Can you explain how the gene-editing tool CRISPR works? Now try drawing it.

A cartoon by a student in professor Roger Giese’s biochemistry class, where students use drawings to convey advanced pharmacy topics. Courtesy of Roger Giese.

It all started with a doodle. 

Roger Geise, a professor of chemistry and biomedical science at Northeastern, had asked his students to write him a note on the back of their quizzes during lectures, as an easy way to communicate with students.

“I said, ‘Anything! Just talk to me,’” Giese recalls.

To his surprise, a few students turned in drawings. Then, he had an idea. The doodles inspired him to encourage his students’ creativity as a way to better understand advanced coursework: He asked them to explain the concepts through cartoons.

Roger Giese is a professor of chemistry and biomedical science, and director of the Environmental Cancer Research Program. Photo by Ruby Wallau/Northeastern University

Giese says that having students draw cartoons for a homework assignment instead of writing a traditional response is a more memorable way to master complex concepts. He was immediately impressed with the effort students put into their drawings.

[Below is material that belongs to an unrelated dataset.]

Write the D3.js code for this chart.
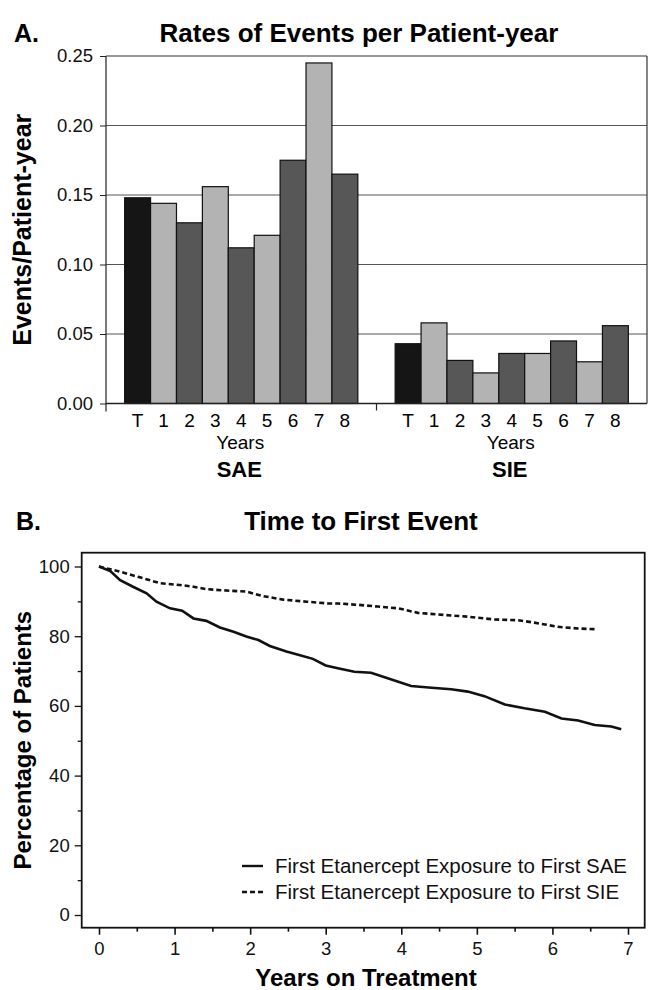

“I like to do things that the students will remember,” he says.

Giese will assign a reading to the students, and then assign them each to create a cartoon that’s related to the overall theme of the article they read. 

Students are graded on how well they understand and communicate the concept, not on their artistic ability. They can redo the cartoons until they come up to full credit. When the first assignments came in, Giese was impressed with the energy his students put into the activity. 

“I glanced over at the table where they were putting down their homework and thought, ‘Oh goodness, the quality and the effort they’re giving it’” he says. “I was just absolutely overwhelmed.”

The cartoons vary in style, but are always filled with creativity. One cartoon from a past semester has a colorful picture that compares exosomes to Santa Claus, because, like the Christmas character, the cellular mailmen carry many different things to different places. (Unlike Santa, who delivers gifts to children, exosomes deliver proteins and genetic information between cells.) 

Another cartoon from an earlier class illustrates a scene of a box too large for a delivery truck, showing how CRISPR gene-editing tools can be difficult to use because the key molecules are too big for the body to transport. 

Some drawings were so impressive that Giese printed them in a larger size to hang on a bulletin board near his office so more people could see them. 

Most of Giese’s biochemistry students are studying pharmacy, and in an already busy course he wanted a way to bring in some pharmacy topics with this assignment. Giese says the strategy was to bring in current pharmacy concepts that were “over the students’ heads to some degree,” that could keep them up to date with the industry. It also helps give students a general understanding of biochemistry that they can draw on later in their careers.

He has received positive feedback from students, who seem to enjoy the opportunity to study in a more creative way. 

“They like doing it,” Giese says. “It’s really the relevance [of the material] and the chance to do something a little bit different.”